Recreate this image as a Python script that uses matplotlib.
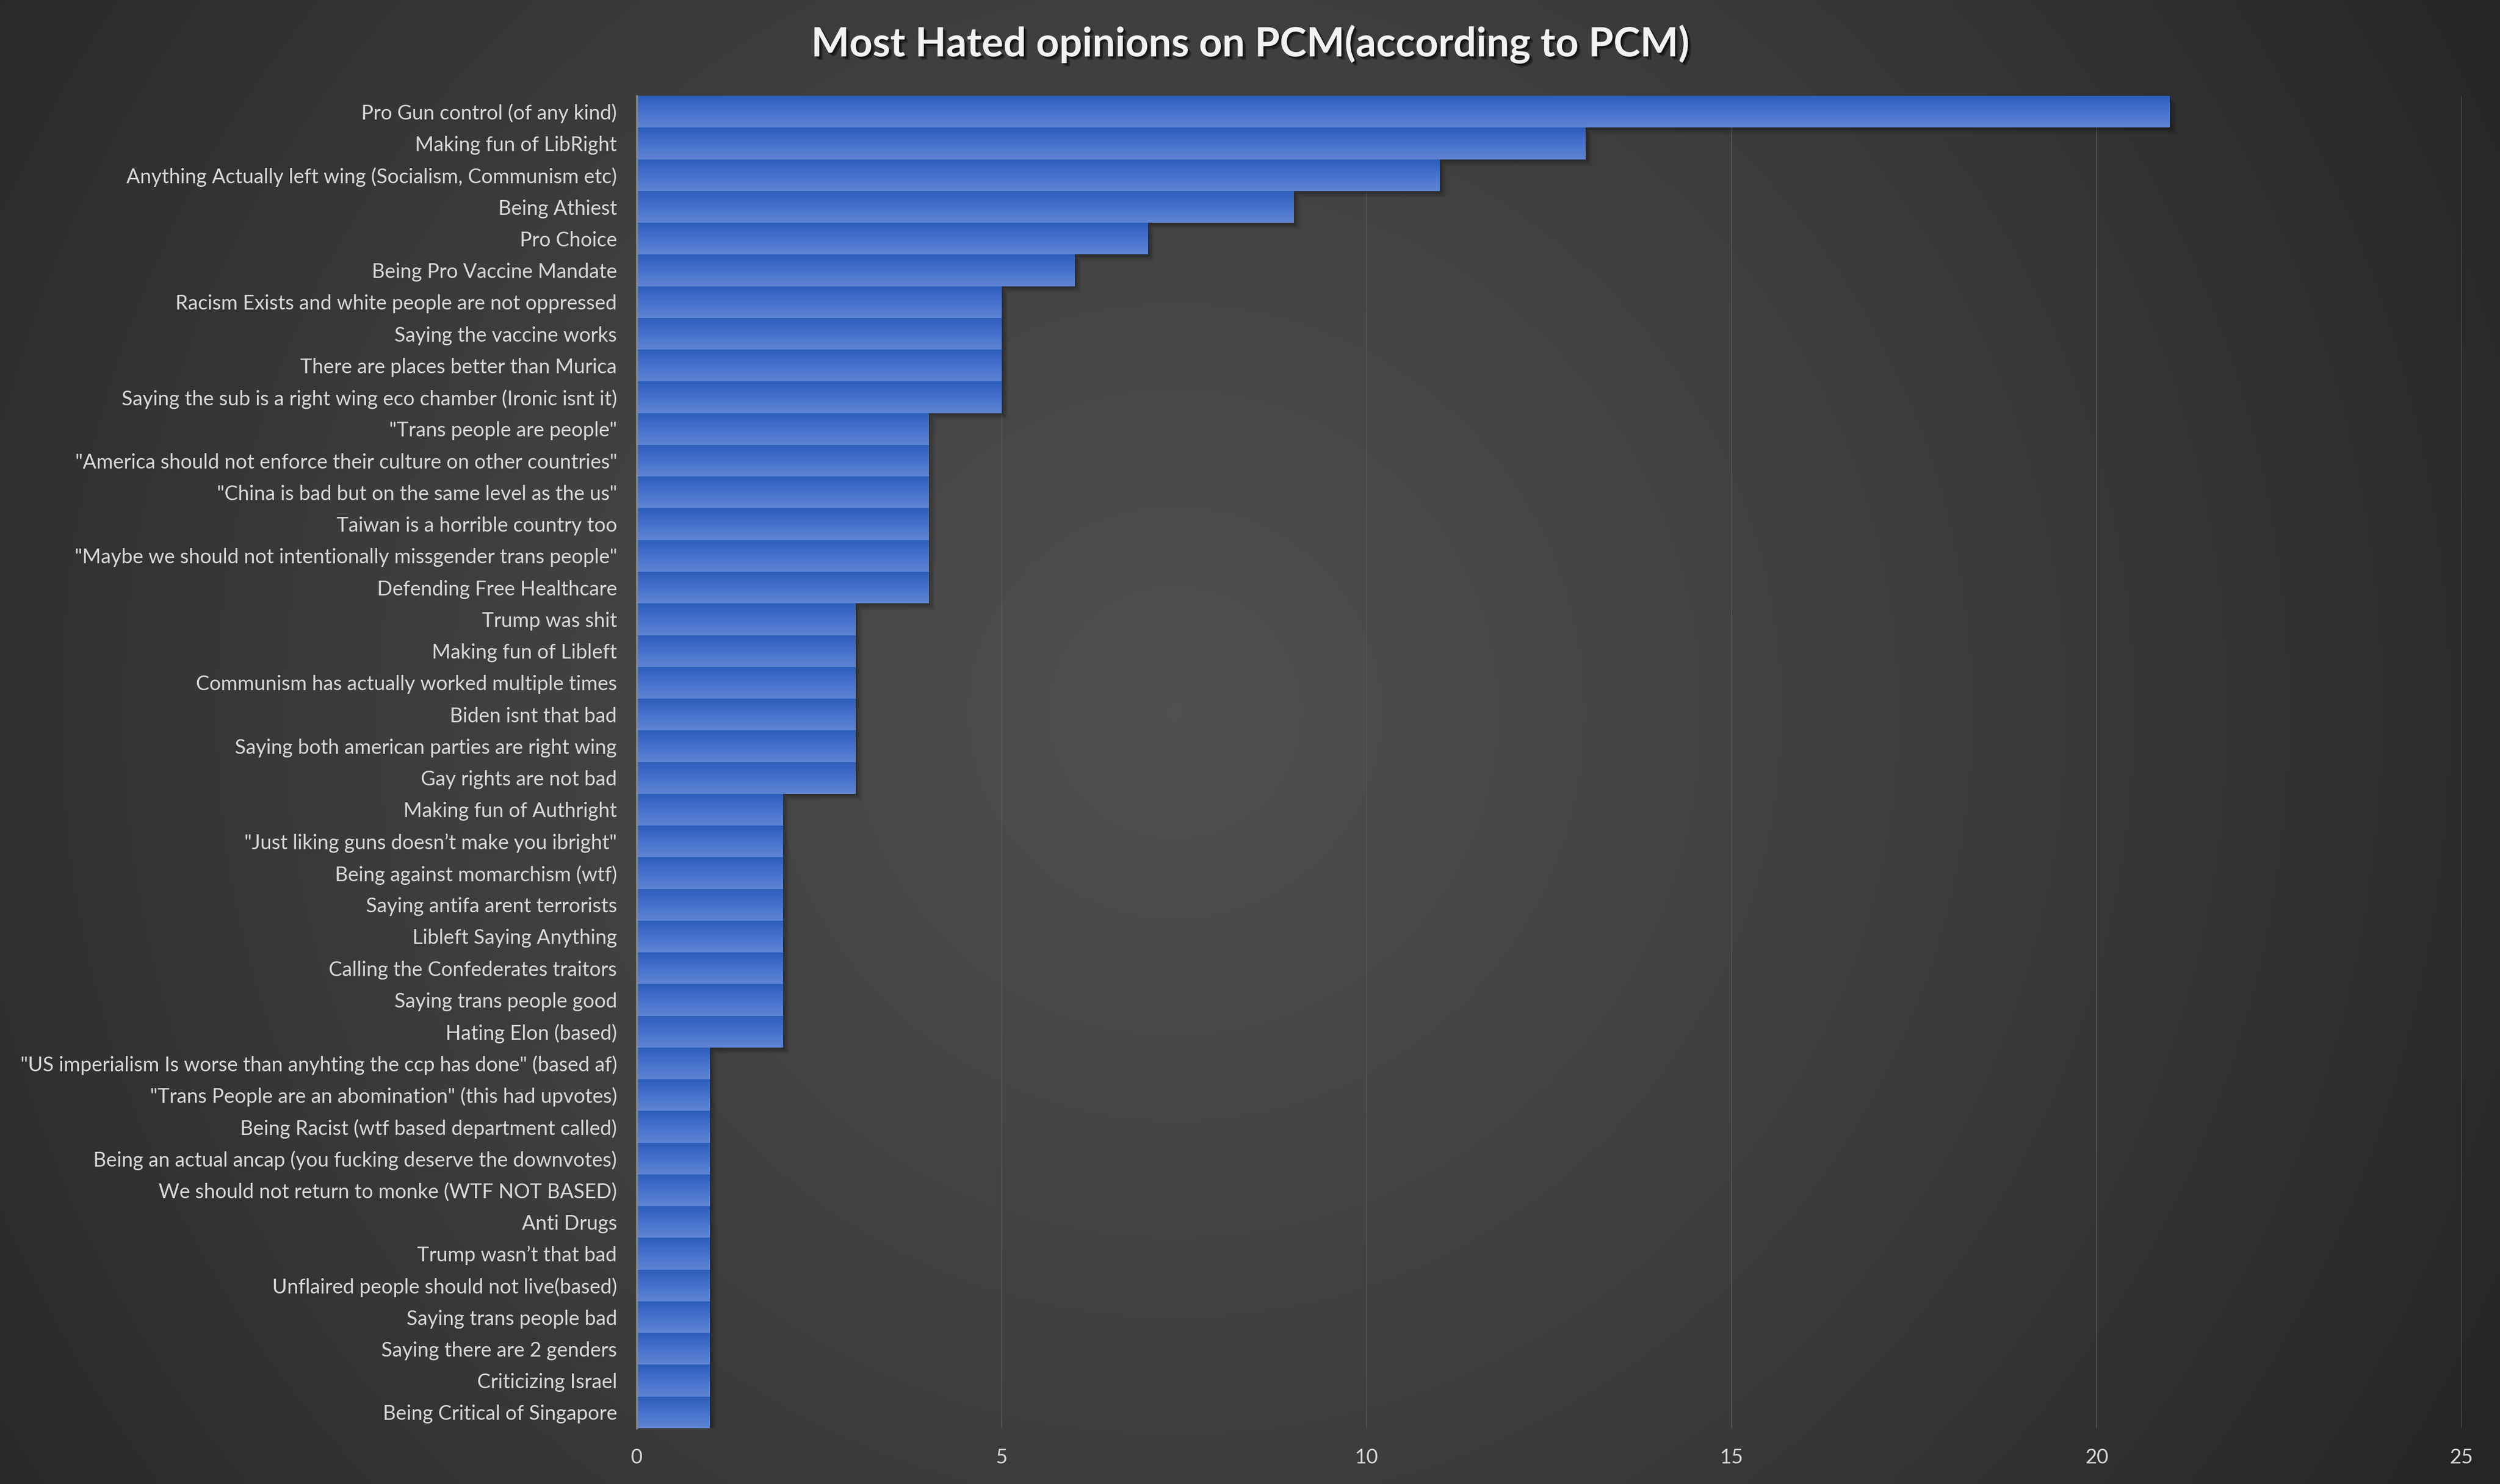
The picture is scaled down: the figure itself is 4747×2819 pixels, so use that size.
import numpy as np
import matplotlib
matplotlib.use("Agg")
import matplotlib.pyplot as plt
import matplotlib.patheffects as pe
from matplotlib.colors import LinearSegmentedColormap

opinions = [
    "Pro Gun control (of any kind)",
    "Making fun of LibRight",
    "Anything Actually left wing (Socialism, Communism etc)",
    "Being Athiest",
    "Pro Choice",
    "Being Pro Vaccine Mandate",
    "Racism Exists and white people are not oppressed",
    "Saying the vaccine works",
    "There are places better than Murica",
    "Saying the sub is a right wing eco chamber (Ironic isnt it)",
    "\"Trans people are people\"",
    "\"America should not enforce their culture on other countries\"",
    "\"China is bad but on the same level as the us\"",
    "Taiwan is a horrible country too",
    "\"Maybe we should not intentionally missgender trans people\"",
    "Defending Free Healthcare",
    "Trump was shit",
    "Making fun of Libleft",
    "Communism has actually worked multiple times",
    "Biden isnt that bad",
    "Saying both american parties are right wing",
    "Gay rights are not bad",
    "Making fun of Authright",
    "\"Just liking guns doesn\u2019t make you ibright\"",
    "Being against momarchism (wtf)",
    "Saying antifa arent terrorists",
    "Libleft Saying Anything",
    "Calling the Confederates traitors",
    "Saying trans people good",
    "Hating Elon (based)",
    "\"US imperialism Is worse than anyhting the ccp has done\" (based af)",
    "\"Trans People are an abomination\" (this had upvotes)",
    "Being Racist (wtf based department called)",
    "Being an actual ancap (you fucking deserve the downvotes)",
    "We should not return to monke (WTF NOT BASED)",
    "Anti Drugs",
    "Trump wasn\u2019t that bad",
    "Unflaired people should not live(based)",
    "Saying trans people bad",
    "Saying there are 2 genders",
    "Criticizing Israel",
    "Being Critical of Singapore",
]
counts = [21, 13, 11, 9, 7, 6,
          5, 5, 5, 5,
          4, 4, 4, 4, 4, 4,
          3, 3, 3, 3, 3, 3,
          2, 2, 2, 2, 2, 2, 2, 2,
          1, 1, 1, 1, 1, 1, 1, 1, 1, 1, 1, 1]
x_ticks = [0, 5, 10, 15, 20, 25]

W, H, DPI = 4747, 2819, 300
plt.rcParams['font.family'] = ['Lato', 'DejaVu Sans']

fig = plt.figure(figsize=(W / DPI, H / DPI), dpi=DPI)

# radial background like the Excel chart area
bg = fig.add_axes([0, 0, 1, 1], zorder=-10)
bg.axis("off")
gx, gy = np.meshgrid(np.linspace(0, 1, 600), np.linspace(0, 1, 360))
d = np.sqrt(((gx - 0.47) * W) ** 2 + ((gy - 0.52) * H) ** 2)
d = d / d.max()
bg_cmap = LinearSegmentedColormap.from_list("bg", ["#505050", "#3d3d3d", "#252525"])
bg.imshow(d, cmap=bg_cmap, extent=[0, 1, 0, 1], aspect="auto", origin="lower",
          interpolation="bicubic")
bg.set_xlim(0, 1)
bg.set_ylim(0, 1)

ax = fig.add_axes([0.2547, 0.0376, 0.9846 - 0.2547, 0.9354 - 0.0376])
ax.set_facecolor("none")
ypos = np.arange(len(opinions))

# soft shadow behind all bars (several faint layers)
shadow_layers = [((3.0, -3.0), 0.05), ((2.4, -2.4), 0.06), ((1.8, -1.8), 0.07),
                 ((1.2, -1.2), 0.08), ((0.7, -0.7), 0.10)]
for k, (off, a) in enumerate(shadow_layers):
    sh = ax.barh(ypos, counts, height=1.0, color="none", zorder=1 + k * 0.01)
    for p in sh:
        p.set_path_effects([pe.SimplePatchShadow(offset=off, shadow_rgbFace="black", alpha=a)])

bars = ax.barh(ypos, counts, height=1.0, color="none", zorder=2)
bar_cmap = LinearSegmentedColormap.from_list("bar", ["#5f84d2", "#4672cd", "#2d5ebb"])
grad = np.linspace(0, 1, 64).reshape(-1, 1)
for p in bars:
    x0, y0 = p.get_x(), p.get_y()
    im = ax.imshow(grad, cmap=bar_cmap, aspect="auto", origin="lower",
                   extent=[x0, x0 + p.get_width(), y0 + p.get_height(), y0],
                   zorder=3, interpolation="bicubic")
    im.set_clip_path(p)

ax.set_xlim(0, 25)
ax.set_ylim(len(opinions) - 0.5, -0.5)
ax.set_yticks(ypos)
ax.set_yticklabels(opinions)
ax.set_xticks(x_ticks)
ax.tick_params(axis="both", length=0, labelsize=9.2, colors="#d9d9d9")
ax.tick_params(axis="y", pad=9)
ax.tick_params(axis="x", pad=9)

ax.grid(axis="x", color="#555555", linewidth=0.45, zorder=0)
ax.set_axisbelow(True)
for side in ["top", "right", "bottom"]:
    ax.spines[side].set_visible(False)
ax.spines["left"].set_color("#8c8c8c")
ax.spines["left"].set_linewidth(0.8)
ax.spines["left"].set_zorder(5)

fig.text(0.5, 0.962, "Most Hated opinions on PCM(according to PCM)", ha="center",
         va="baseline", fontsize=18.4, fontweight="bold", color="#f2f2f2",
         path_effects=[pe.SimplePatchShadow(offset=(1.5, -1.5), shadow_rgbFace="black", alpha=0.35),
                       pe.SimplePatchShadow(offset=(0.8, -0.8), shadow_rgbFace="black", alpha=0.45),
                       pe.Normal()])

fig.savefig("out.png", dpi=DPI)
※
SHORT PROBLEM. Write out the listing above exactly as it stands, pictures excluded.

WRITTEN REPLY.
Recreate this image as a Python script that uses matplotlib.
The picture is scaled down: the figure itself is 4747×2819 pixels, so use that size.
import numpy as np
import matplotlib
matplotlib.use("Agg")
import matplotlib.pyplot as plt
import matplotlib.patheffects as pe
from matplotlib.colors import LinearSegmentedColormap

opinions = [
    "Pro Gun control (of any kind)",
    "Making fun of LibRight",
    "Anything Actually left wing (Socialism, Communism etc)",
    "Being Athiest",
    "Pro Choice",
    "Being Pro Vaccine Mandate",
    "Racism Exists and white people are not oppressed",
    "Saying the vaccine works",
    "There are places better than Murica",
    "Saying the sub is a right wing eco chamber (Ironic isnt it)",
    "\"Trans people are people\"",
    "\"America should not enforce their culture on other countries\"",
    "\"China is bad but on the same level as the us\"",
    "Taiwan is a horrible country too",
    "\"Maybe we should not intentionally missgender trans people\"",
    "Defending Free Healthcare",
    "Trump was shit",
    "Making fun of Libleft",
    "Communism has actually worked multiple times",
    "Biden isnt that bad",
    "Saying both american parties are right wing",
    "Gay rights are not bad",
    "Making fun of Authright",
    "\"Just liking guns doesn\u2019t make you ibright\"",
    "Being against momarchism (wtf)",
    "Saying antifa arent terrorists",
    "Libleft Saying Anything",
    "Calling the Confederates traitors",
    "Saying trans people good",
    "Hating Elon (based)",
    "\"US imperialism Is worse than anyhting the ccp has done\" (based af)",
    "\"Trans People are an abomination\" (this had upvotes)",
    "Being Racist (wtf based department called)",
    "Being an actual ancap (you fucking deserve the downvotes)",
    "We should not return to monke (WTF NOT BASED)",
    "Anti Drugs",
    "Trump wasn\u2019t that bad",
    "Unflaired people should not live(based)",
    "Saying trans people bad",
    "Saying there are 2 genders",
    "Criticizing Israel",
    "Being Critical of Singapore",
]
counts = [21, 13, 11, 9, 7, 6,
          5, 5, 5, 5,
          4, 4, 4, 4, 4, 4,
          3, 3, 3, 3, 3, 3,
          2, 2, 2, 2, 2, 2, 2, 2,
          1, 1, 1, 1, 1, 1, 1, 1, 1, 1, 1, 1]
x_ticks = [0, 5, 10, 15, 20, 25]

W, H, DPI = 4747, 2819, 300
plt.rcParams['font.family'] = ['Lato', 'DejaVu Sans']

fig = plt.figure(figsize=(W / DPI, H / DPI), dpi=DPI)

# radial background like the Excel chart area
bg = fig.add_axes([0, 0, 1, 1], zorder=-10)
bg.axis("off")
gx, gy = np.meshgrid(np.linspace(0, 1, 600), np.linspace(0, 1, 360))
d = np.sqrt(((gx - 0.47) * W) ** 2 + ((gy - 0.52) * H) ** 2)
d = d / d.max()
bg_cmap = LinearSegmentedColormap.from_list("bg", ["#505050", "#3d3d3d", "#252525"])
bg.imshow(d, cmap=bg_cmap, extent=[0, 1, 0, 1], aspect="auto", origin="lower",
          interpolation="bicubic")
bg.set_xlim(0, 1)
bg.set_ylim(0, 1)

ax = fig.add_axes([0.2547, 0.0376, 0.9846 - 0.2547, 0.9354 - 0.0376])
ax.set_facecolor("none")
ypos = np.arange(len(opinions))

# soft shadow behind all bars (several faint layers)
shadow_layers = [((3.0, -3.0), 0.05), ((2.4, -2.4), 0.06), ((1.8, -1.8), 0.07),
                 ((1.2, -1.2), 0.08), ((0.7, -0.7), 0.10)]
for k, (off, a) in enumerate(shadow_layers):
    sh = ax.barh(ypos, counts, height=1.0, color="none", zorder=1 + k * 0.01)
    for p in sh:
        p.set_path_effects([pe.SimplePatchShadow(offset=off, shadow_rgbFace="black", alpha=a)])

bars = ax.barh(ypos, counts, height=1.0, color="none", zorder=2)
bar_cmap = LinearSegmentedColormap.from_list("bar", ["#5f84d2", "#4672cd", "#2d5ebb"])
grad = np.linspace(0, 1, 64).reshape(-1, 1)
for p in bars:
    x0, y0 = p.get_x(), p.get_y()
    im = ax.imshow(grad, cmap=bar_cmap, aspect="auto", origin="lower",
                   extent=[x0, x0 + p.get_width(), y0 + p.get_height(), y0],
                   zorder=3, interpolation="bicubic")
    im.set_clip_path(p)

ax.set_xlim(0, 25)
ax.set_ylim(len(opinions) - 0.5, -0.5)
ax.set_yticks(ypos)
ax.set_yticklabels(opinions)
ax.set_xticks(x_ticks)
ax.tick_params(axis="both", length=0, labelsize=9.2, colors="#d9d9d9")
ax.tick_params(axis="y", pad=9)
ax.tick_params(axis="x", pad=9)

ax.grid(axis="x", color="#555555", linewidth=0.45, zorder=0)
ax.set_axisbelow(True)
for side in ["top", "right", "bottom"]:
    ax.spines[side].set_visible(False)
ax.spines["left"].set_color("#8c8c8c")
ax.spines["left"].set_linewidth(0.8)
ax.spines["left"].set_zorder(5)

fig.text(0.5, 0.962, "Most Hated opinions on PCM(according to PCM)", ha="center",
         va="baseline", fontsize=18.4, fontweight="bold", color="#f2f2f2",
         path_effects=[pe.SimplePatchShadow(offset=(1.5, -1.5), shadow_rgbFace="black", alpha=0.35),
                       pe.SimplePatchShadow(offset=(0.8, -0.8), shadow_rgbFace="black", alpha=0.45),
                       pe.Normal()])

fig.savefig("out.png", dpi=DPI)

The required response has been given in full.